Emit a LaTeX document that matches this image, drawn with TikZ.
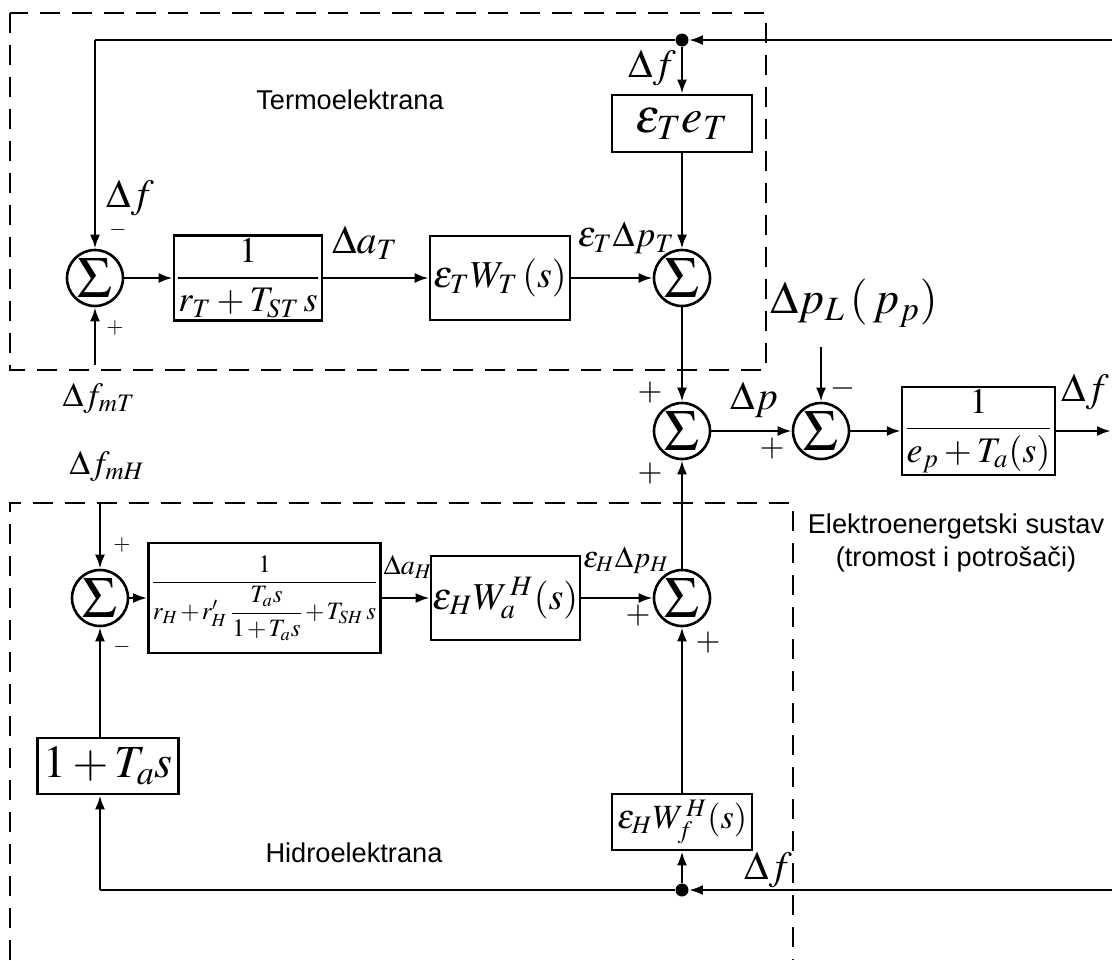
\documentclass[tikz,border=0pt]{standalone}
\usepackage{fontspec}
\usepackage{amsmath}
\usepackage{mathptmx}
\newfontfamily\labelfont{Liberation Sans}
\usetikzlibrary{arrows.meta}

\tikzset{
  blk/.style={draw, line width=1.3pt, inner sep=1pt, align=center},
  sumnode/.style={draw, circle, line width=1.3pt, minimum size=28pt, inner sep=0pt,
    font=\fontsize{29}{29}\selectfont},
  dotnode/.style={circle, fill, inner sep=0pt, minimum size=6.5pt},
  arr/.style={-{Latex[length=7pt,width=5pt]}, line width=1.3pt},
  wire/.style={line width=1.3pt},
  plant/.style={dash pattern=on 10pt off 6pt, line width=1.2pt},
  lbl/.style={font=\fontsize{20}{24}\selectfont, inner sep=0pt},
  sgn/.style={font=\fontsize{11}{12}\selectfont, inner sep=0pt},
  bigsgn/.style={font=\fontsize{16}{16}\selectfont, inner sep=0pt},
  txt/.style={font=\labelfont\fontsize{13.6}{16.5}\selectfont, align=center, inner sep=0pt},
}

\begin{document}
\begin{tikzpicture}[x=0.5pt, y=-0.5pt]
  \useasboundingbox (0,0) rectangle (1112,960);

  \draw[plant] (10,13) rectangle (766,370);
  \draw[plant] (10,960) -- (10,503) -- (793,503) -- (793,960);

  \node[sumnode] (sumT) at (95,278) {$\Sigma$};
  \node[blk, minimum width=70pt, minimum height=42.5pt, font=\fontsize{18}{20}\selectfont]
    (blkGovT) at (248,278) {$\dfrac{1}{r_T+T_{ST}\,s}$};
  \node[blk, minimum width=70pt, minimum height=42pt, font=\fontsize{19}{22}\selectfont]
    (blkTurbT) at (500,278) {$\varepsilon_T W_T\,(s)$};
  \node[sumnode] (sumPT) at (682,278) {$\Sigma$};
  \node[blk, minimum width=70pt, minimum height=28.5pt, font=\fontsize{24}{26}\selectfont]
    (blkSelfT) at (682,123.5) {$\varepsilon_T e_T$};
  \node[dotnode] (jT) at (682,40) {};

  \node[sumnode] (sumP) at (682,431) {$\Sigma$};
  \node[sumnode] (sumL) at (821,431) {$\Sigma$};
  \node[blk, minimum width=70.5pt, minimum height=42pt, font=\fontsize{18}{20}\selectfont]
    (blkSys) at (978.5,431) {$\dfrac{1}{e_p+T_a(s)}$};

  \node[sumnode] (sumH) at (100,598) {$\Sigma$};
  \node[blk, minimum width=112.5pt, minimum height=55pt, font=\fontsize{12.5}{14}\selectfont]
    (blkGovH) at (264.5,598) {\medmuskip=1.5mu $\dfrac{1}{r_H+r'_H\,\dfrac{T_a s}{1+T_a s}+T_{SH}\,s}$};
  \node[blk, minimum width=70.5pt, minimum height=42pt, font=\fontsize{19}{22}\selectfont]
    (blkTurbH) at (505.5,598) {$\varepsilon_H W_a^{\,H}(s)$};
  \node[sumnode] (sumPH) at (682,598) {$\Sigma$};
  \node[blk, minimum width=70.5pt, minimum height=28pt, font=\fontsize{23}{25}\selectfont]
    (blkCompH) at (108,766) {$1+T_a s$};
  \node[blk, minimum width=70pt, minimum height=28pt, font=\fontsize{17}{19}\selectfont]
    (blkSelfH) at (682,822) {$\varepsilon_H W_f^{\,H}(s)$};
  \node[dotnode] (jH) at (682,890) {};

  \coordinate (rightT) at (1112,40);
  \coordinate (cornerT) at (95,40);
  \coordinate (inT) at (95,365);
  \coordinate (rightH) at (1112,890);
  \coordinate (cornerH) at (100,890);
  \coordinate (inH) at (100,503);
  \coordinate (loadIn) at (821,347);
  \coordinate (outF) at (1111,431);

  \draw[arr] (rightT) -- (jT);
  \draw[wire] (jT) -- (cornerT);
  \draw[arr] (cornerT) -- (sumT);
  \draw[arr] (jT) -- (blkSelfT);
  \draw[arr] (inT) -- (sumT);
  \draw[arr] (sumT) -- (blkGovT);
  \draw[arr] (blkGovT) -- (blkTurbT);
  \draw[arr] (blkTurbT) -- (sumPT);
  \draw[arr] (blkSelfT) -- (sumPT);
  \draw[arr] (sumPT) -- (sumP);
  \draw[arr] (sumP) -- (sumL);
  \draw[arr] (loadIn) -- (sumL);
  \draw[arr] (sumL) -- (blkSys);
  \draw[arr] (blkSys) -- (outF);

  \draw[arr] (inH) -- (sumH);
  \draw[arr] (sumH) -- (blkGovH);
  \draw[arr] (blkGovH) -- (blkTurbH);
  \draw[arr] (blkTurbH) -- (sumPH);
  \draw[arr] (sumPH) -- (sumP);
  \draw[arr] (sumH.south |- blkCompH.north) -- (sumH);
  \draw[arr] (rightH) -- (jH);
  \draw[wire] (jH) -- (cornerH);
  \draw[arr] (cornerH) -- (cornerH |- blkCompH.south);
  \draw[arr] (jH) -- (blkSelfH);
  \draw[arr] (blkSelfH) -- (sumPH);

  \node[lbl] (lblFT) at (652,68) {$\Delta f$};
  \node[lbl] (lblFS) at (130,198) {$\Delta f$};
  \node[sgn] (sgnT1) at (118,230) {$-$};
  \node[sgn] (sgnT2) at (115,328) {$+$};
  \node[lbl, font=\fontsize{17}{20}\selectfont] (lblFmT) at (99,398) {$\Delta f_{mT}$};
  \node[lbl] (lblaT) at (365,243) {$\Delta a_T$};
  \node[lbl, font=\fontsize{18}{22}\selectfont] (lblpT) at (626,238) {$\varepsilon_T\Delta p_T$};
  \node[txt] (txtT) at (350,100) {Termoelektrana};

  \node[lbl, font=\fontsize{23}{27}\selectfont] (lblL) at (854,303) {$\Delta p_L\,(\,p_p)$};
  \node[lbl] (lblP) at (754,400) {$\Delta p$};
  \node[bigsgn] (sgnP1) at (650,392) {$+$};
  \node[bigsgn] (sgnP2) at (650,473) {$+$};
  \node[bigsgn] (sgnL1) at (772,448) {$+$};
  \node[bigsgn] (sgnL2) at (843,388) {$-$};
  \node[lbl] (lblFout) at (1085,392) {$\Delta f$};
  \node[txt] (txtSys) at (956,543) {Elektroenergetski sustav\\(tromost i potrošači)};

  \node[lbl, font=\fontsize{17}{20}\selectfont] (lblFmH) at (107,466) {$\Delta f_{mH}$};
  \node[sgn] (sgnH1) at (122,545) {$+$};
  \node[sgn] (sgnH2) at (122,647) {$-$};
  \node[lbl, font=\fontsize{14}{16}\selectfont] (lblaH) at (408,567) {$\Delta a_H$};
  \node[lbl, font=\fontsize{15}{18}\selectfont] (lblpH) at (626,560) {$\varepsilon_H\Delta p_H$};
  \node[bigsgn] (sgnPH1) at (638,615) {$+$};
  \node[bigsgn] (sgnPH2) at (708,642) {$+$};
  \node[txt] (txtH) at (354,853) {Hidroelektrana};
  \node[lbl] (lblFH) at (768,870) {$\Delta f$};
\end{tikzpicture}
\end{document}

Your task: Every line is to be duplicated exactly, though pictures stay out.

Answer for the task:
Emit a LaTeX document that matches this image, drawn with TikZ.
\documentclass[tikz,border=0pt]{standalone}
\usepackage{fontspec}
\usepackage{amsmath}
\usepackage{mathptmx}
\newfontfamily\labelfont{Liberation Sans}
\usetikzlibrary{arrows.meta}

\tikzset{
  blk/.style={draw, line width=1.3pt, inner sep=1pt, align=center},
  sumnode/.style={draw, circle, line width=1.3pt, minimum size=28pt, inner sep=0pt,
    font=\fontsize{29}{29}\selectfont},
  dotnode/.style={circle, fill, inner sep=0pt, minimum size=6.5pt},
  arr/.style={-{Latex[length=7pt,width=5pt]}, line width=1.3pt},
  wire/.style={line width=1.3pt},
  plant/.style={dash pattern=on 10pt off 6pt, line width=1.2pt},
  lbl/.style={font=\fontsize{20}{24}\selectfont, inner sep=0pt},
  sgn/.style={font=\fontsize{11}{12}\selectfont, inner sep=0pt},
  bigsgn/.style={font=\fontsize{16}{16}\selectfont, inner sep=0pt},
  txt/.style={font=\labelfont\fontsize{13.6}{16.5}\selectfont, align=center, inner sep=0pt},
}

\begin{document}
\begin{tikzpicture}[x=0.5pt, y=-0.5pt]
  \useasboundingbox (0,0) rectangle (1112,960);

  \draw[plant] (10,13) rectangle (766,370);
  \draw[plant] (10,960) -- (10,503) -- (793,503) -- (793,960);

  \node[sumnode] (sumT) at (95,278) {$\Sigma$};
  \node[blk, minimum width=70pt, minimum height=42.5pt, font=\fontsize{18}{20}\selectfont]
    (blkGovT) at (248,278) {$\dfrac{1}{r_T+T_{ST}\,s}$};
  \node[blk, minimum width=70pt, minimum height=42pt, font=\fontsize{19}{22}\selectfont]
    (blkTurbT) at (500,278) {$\varepsilon_T W_T\,(s)$};
  \node[sumnode] (sumPT) at (682,278) {$\Sigma$};
  \node[blk, minimum width=70pt, minimum height=28.5pt, font=\fontsize{24}{26}\selectfont]
    (blkSelfT) at (682,123.5) {$\varepsilon_T e_T$};
  \node[dotnode] (jT) at (682,40) {};

  \node[sumnode] (sumP) at (682,431) {$\Sigma$};
  \node[sumnode] (sumL) at (821,431) {$\Sigma$};
  \node[blk, minimum width=70.5pt, minimum height=42pt, font=\fontsize{18}{20}\selectfont]
    (blkSys) at (978.5,431) {$\dfrac{1}{e_p+T_a(s)}$};

  \node[sumnode] (sumH) at (100,598) {$\Sigma$};
  \node[blk, minimum width=112.5pt, minimum height=55pt, font=\fontsize{12.5}{14}\selectfont]
    (blkGovH) at (264.5,598) {\medmuskip=1.5mu $\dfrac{1}{r_H+r'_H\,\dfrac{T_a s}{1+T_a s}+T_{SH}\,s}$};
  \node[blk, minimum width=70.5pt, minimum height=42pt, font=\fontsize{19}{22}\selectfont]
    (blkTurbH) at (505.5,598) {$\varepsilon_H W_a^{\,H}(s)$};
  \node[sumnode] (sumPH) at (682,598) {$\Sigma$};
  \node[blk, minimum width=70.5pt, minimum height=28pt, font=\fontsize{23}{25}\selectfont]
    (blkCompH) at (108,766) {$1+T_a s$};
  \node[blk, minimum width=70pt, minimum height=28pt, font=\fontsize{17}{19}\selectfont]
    (blkSelfH) at (682,822) {$\varepsilon_H W_f^{\,H}(s)$};
  \node[dotnode] (jH) at (682,890) {};

  \coordinate (rightT) at (1112,40);
  \coordinate (cornerT) at (95,40);
  \coordinate (inT) at (95,365);
  \coordinate (rightH) at (1112,890);
  \coordinate (cornerH) at (100,890);
  \coordinate (inH) at (100,503);
  \coordinate (loadIn) at (821,347);
  \coordinate (outF) at (1111,431);

  \draw[arr] (rightT) -- (jT);
  \draw[wire] (jT) -- (cornerT);
  \draw[arr] (cornerT) -- (sumT);
  \draw[arr] (jT) -- (blkSelfT);
  \draw[arr] (inT) -- (sumT);
  \draw[arr] (sumT) -- (blkGovT);
  \draw[arr] (blkGovT) -- (blkTurbT);
  \draw[arr] (blkTurbT) -- (sumPT);
  \draw[arr] (blkSelfT) -- (sumPT);
  \draw[arr] (sumPT) -- (sumP);
  \draw[arr] (sumP) -- (sumL);
  \draw[arr] (loadIn) -- (sumL);
  \draw[arr] (sumL) -- (blkSys);
  \draw[arr] (blkSys) -- (outF);

  \draw[arr] (inH) -- (sumH);
  \draw[arr] (sumH) -- (blkGovH);
  \draw[arr] (blkGovH) -- (blkTurbH);
  \draw[arr] (blkTurbH) -- (sumPH);
  \draw[arr] (sumPH) -- (sumP);
  \draw[arr] (sumH.south |- blkCompH.north) -- (sumH);
  \draw[arr] (rightH) -- (jH);
  \draw[wire] (jH) -- (cornerH);
  \draw[arr] (cornerH) -- (cornerH |- blkCompH.south);
  \draw[arr] (jH) -- (blkSelfH);
  \draw[arr] (blkSelfH) -- (sumPH);

  \node[lbl] (lblFT) at (652,68) {$\Delta f$};
  \node[lbl] (lblFS) at (130,198) {$\Delta f$};
  \node[sgn] (sgnT1) at (118,230) {$-$};
  \node[sgn] (sgnT2) at (115,328) {$+$};
  \node[lbl, font=\fontsize{17}{20}\selectfont] (lblFmT) at (99,398) {$\Delta f_{mT}$};
  \node[lbl] (lblaT) at (365,243) {$\Delta a_T$};
  \node[lbl, font=\fontsize{18}{22}\selectfont] (lblpT) at (626,238) {$\varepsilon_T\Delta p_T$};
  \node[txt] (txtT) at (350,100) {Termoelektrana};

  \node[lbl, font=\fontsize{23}{27}\selectfont] (lblL) at (854,303) {$\Delta p_L\,(\,p_p)$};
  \node[lbl] (lblP) at (754,400) {$\Delta p$};
  \node[bigsgn] (sgnP1) at (650,392) {$+$};
  \node[bigsgn] (sgnP2) at (650,473) {$+$};
  \node[bigsgn] (sgnL1) at (772,448) {$+$};
  \node[bigsgn] (sgnL2) at (843,388) {$-$};
  \node[lbl] (lblFout) at (1085,392) {$\Delta f$};
  \node[txt] (txtSys) at (956,543) {Elektroenergetski sustav\\(tromost i potrošači)};

  \node[lbl, font=\fontsize{17}{20}\selectfont] (lblFmH) at (107,466) {$\Delta f_{mH}$};
  \node[sgn] (sgnH1) at (122,545) {$+$};
  \node[sgn] (sgnH2) at (122,647) {$-$};
  \node[lbl, font=\fontsize{14}{16}\selectfont] (lblaH) at (408,567) {$\Delta a_H$};
  \node[lbl, font=\fontsize{15}{18}\selectfont] (lblpH) at (626,560) {$\varepsilon_H\Delta p_H$};
  \node[bigsgn] (sgnPH1) at (638,615) {$+$};
  \node[bigsgn] (sgnPH2) at (708,642) {$+$};
  \node[txt] (txtH) at (354,853) {Hidroelektrana};
  \node[lbl] (lblFH) at (768,870) {$\Delta f$};
\end{tikzpicture}
\end{document}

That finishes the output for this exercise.